Edição nº 58
A terceira paixão
| O militar na floresta
Ao subir uma trilha nos Pirineus
em busca de um lugar onde pudesse praticar o arco e flecha, deparei-me
com um pequeno acampamento do exército francês. Os
soldados me olharam, eu fingi que não estava vendo nada (todos
nós temos um pouco esta paranóia de sermos considerados
espiões...) e segui adiante.
Achei o lugar ideal, fiz os exercícios
preparatórios de respiração, e eis que vejo
um veiculo blindado se aproximando.
Na mesma hora me coloquei na defensiva,
e preparei todas as possíveis respostas para as perguntas
que me seriam feitas: tenho permissão de usar o arco, o local
é seguro, qualquer palavra em contrário cabe aos guardas
florestais e não ao exército, etc... Mas eis que salta
do veículo um coronel, pergunta se eu sou o escritor, relata
alguns fatos interessantíssimos sobre a região.

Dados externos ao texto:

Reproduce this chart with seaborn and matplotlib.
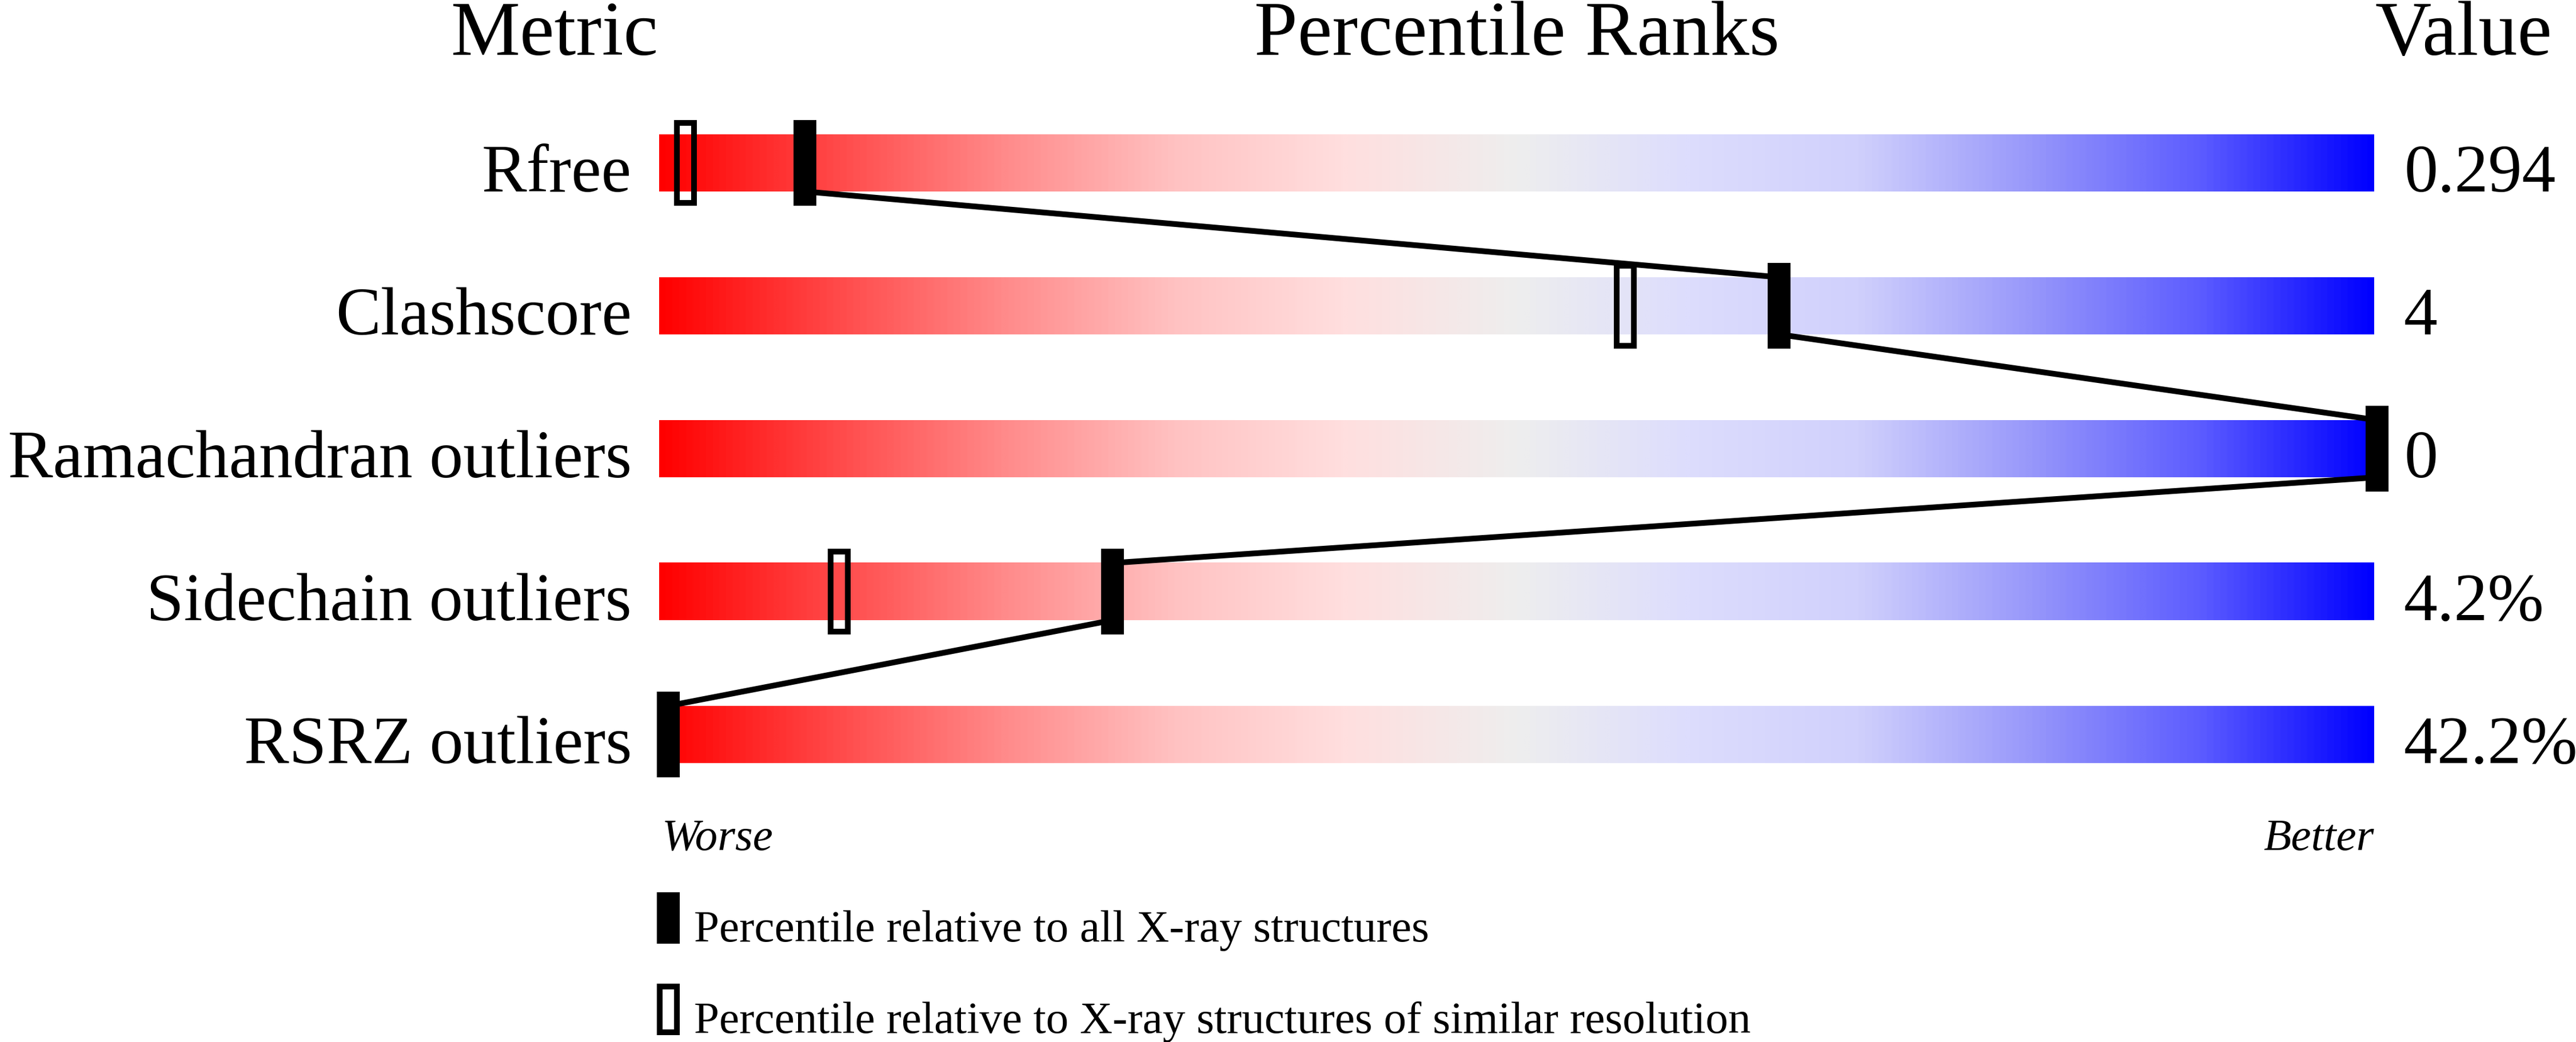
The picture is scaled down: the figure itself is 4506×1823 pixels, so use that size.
import numpy as np
import pandas as pd
import matplotlib
matplotlib.use("Agg")
import matplotlib.pyplot as plt
import seaborn as sns
from matplotlib.colors import LinearSegmentedColormap
from matplotlib.patches import Rectangle

# ---------------- data ----------------
metrics = ["Rfree", "Clashscore", "Ramachandran outliers", "Sidechain outliers", "RSRZ outliers"]
values = ["0.294", "4", "0", "4.2%", "42.2%"]
pct_all = [8, 65, 100, 26, 0]          # percentile relative to all X-ray structures
pct_similar = [1, 56, 100, 10, 0]      # percentile relative to similar resolution
header_metric = "Metric"
header_ranks = "Percentile Ranks"
header_value = "Value"
worse_label = "Worse"
better_label = "Better"
legend_labels = ["Percentile relative to all X-ray structures",
                 "Percentile relative to X-ray structures of similar resolution"]
grad_stops = [(0.0, "#ff0000"), (0.1, "#ff4848"), (0.2, "#ff8a8a"), (0.3, "#ffc2c2"),
              (0.4, "#ffdfdf"), (0.5, "#eeeeee"), (0.6, "#ddddfd"), (0.7, "#d0d0fc"),
              (0.8, "#9898fa"), (0.9, "#5c5cff"), (1.0, "#0000ff")]

# ---------------- figure ----------------
sns.set_theme(style="white")
plt.rcParams["font.family"] = ["Liberation Serif", "DejaVu Serif"]
plt.rcParams["text.color"] = "black"

W, H, DPI = 4506, 1824, 100
fig = plt.figure(figsize=(W / DPI, H / DPI), dpi=DPI)
ax = fig.add_axes([0, 0, 1, 1])
ax.set_axis_off()

# pixel geometry -> data geometry (x: percentile, 30 px / unit; y: row index, 250 px / row)
PX_X, X0 = 30.0, 1153.0
PX_Y, Y0 = 250.0, 286.0
ax.set_xlim(-X0 / PX_X, (W - X0) / PX_X)
ax.set_ylim((H - Y0) / PX_Y, -Y0 / PX_Y)

bar_h = 100 / PX_Y
mk_h = 150 / PX_Y
mk_w = 40 / PX_X
lw_px = 10
lw_pt = lw_px * 72 / DPI

cmap = LinearSegmentedColormap.from_list("slider", grad_stops)
grad = np.linspace(0, 1, 1024)[None, :]

n = len(metrics)
rows = np.arange(n)

def centre(p):
    # marker centre along the slider (markers stay on the bar)
    return (-4 + p / 100 * 2989) / PX_X + mk_w / 2

# gradient bars
for i in rows:
    ax.imshow(grad, cmap=cmap, aspect="auto", interpolation="bilinear",
              extent=(0, 100, i + bar_h / 2, i - bar_h / 2), zorder=1)

# connecting line through the "all structures" markers
cx_all = [centre(p) for p in pct_all]
line_df = pd.DataFrame({
    "x": np.repeat(cx_all, 2),
    "y": np.ravel([[i - bar_h / 2, i + bar_h / 2] for i in rows]),
})
sns.lineplot(data=line_df, x="x", y="y", sort=False, estimator=None, color="black",
             linewidth=lw_pt, ax=ax, zorder=3)
ax.lines[-1].set_solid_capstyle("butt")

# open markers (similar resolution)
for i, p in zip(rows, pct_similar):
    c = centre(p)
    ax.add_patch(Rectangle((c - (mk_w - lw_px / PX_X) / 2, i - (mk_h - lw_px / PX_Y) / 2),
                           mk_w - lw_px / PX_X, mk_h - lw_px / PX_Y,
                           fill=False, edgecolor="black", linewidth=lw_pt, zorder=4))

# filled markers (all structures)
ax.barh(rows, [mk_w] * n, left=[c - mk_w / 2 for c in cx_all], height=mk_h,
        color="black", edgecolor="none", zorder=5)

# labels and values
lab_fs, head_fs, small_fs = 85, 98, 57
for i in rows:
    ax.text((1105 - X0) / PX_X, i + 49 / PX_Y, metrics[i], ha="right", va="baseline",
            fontsize=lab_fs, color="black")
    ax.text((4205 - X0) / PX_X, i + 49 / PX_Y, values[i], ha="left", va="baseline",
            fontsize=lab_fs, color="black")

head_y = (96 - Y0) / PX_Y
ax.text((1151 - X0) / PX_X, head_y, header_metric, ha="right", va="baseline",
        fontsize=head_fs, color="black")
ax.text(50, head_y, header_ranks, ha="center", va="baseline", fontsize=head_fs, color="black")
ax.text((4155 - X0) / PX_X, head_y, header_value, ha="left", va="baseline",
        fontsize=head_fs, color="black")

wb_y = (1487 - Y0) / PX_Y
ax.text(5 / PX_X, wb_y, worse_label, ha="left", va="baseline", fontsize=small_fs,
        style="italic", color="black")
ax.text(100, wb_y, better_label, ha="right", va="baseline", fontsize=small_fs,
        style="italic", color="black")

# legend
leg_top = [(1562 - Y0) / PX_Y, (1722 - Y0) / PX_Y]
leg_base = [(1647 - Y0) / PX_Y, (1807 - Y0) / PX_Y]
leg_h = 90 / PX_Y
lx = -4 / PX_X
ax.add_patch(Rectangle((lx, leg_top[0]), mk_w, leg_h, facecolor="black", edgecolor="none", zorder=5))
ax.add_patch(Rectangle((lx + lw_px / PX_X / 2, leg_top[1] + lw_px / PX_Y / 2),
                       mk_w - lw_px / PX_X, leg_h - lw_px / PX_Y,
                       fill=False, edgecolor="black", linewidth=lw_pt, zorder=5))
for k in range(2):
    ax.text((1214 - X0) / PX_X, leg_base[k], legend_labels[k], ha="left", va="baseline",
            fontsize=small_fs, color="black")

fig.savefig("out.png", dpi=DPI, facecolor="white")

Até que, vencendo a timidez
quase visível, diz que também escreveu um livro: e
me conta a curiosa gênese de seu trabalho.
Ele e sua mulher faziam doações
para uma criança leprosa que originalmente vivia na Índia,
mas que depois foi transferida para a França. Um belo dia,
curiosos de conhecer a menina, foram até o convento onde
freiras se encarregavam de tomar conta. Foi uma tarde linda, e no
final pediram uma freira pediu que ele ajudasse na educação
espiritual do grupo de crianças que ali vivia. Jean Paul
Sétau (este é o nome do militar) disse que não
tinha qualquer experiência em aulas de catecismo, mas que
iria meditar, e perguntar a Deus o que fazer.

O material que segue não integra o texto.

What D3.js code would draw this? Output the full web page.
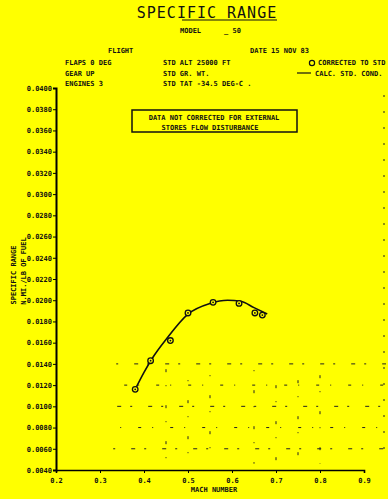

Naquela noite, depois de suas orações,
escutou a resposta: "ao invés de dar respostas, procure
saber o que as crianças querem perguntar".
A partir daí, Sétau
teve a idéia de visitar várias escolas, e pedir que
os alunos escrevessem tudo que gostariam de saber a respeito da
vida. Pediu que as perguntas fossem feitas por escrito, evitando
desta maneira que os mais tímidos tivessem medo de se manifestar.
O resultado do seu trabalho foi reunido em um livro - " A criança
que quer saber tudo" (Ed. Altess, Paris).
A seguir, algumas das perguntas:
Onde vamos depois da morte?
Por que nós temos medo de estrangeiros?
Existem marcianos e extra-terrestres?
Por que acontecem acidentes mesmo
com gente que acredita em Deus?
O que significa Deus?
Por que nascemos, se morremos no final?
Quantas estrelas tem no céu?
Quem inventou a guerra e a felicidade?
O Senhor também escuta aqueles
que não acreditam no mesmo Deus (católico)?
Por que existem pobres e doentes?
Por que Deus criou mosquitos e moscas?
Por que o anjo da guarda não
está perto quando estamos tristes?
Por que amamos certas pessoas, e detestamos
outras?
Quem deu nome às cores?
Se Deus está no céu,
e minha mãe também está lá porque morreu,
como é que Ele pode estar vivo?
Oxalá alguns professores ou
pais, lendo esta coluna, sintam-se estimulados a fazer a mesma coisa.
Desta maneira, ao invés de tentar impor nossa compreensão
adulta do universo, terminaremos por relembrar algumas de nossas
perguntas da infância - que na verdade jamais foram respondidas.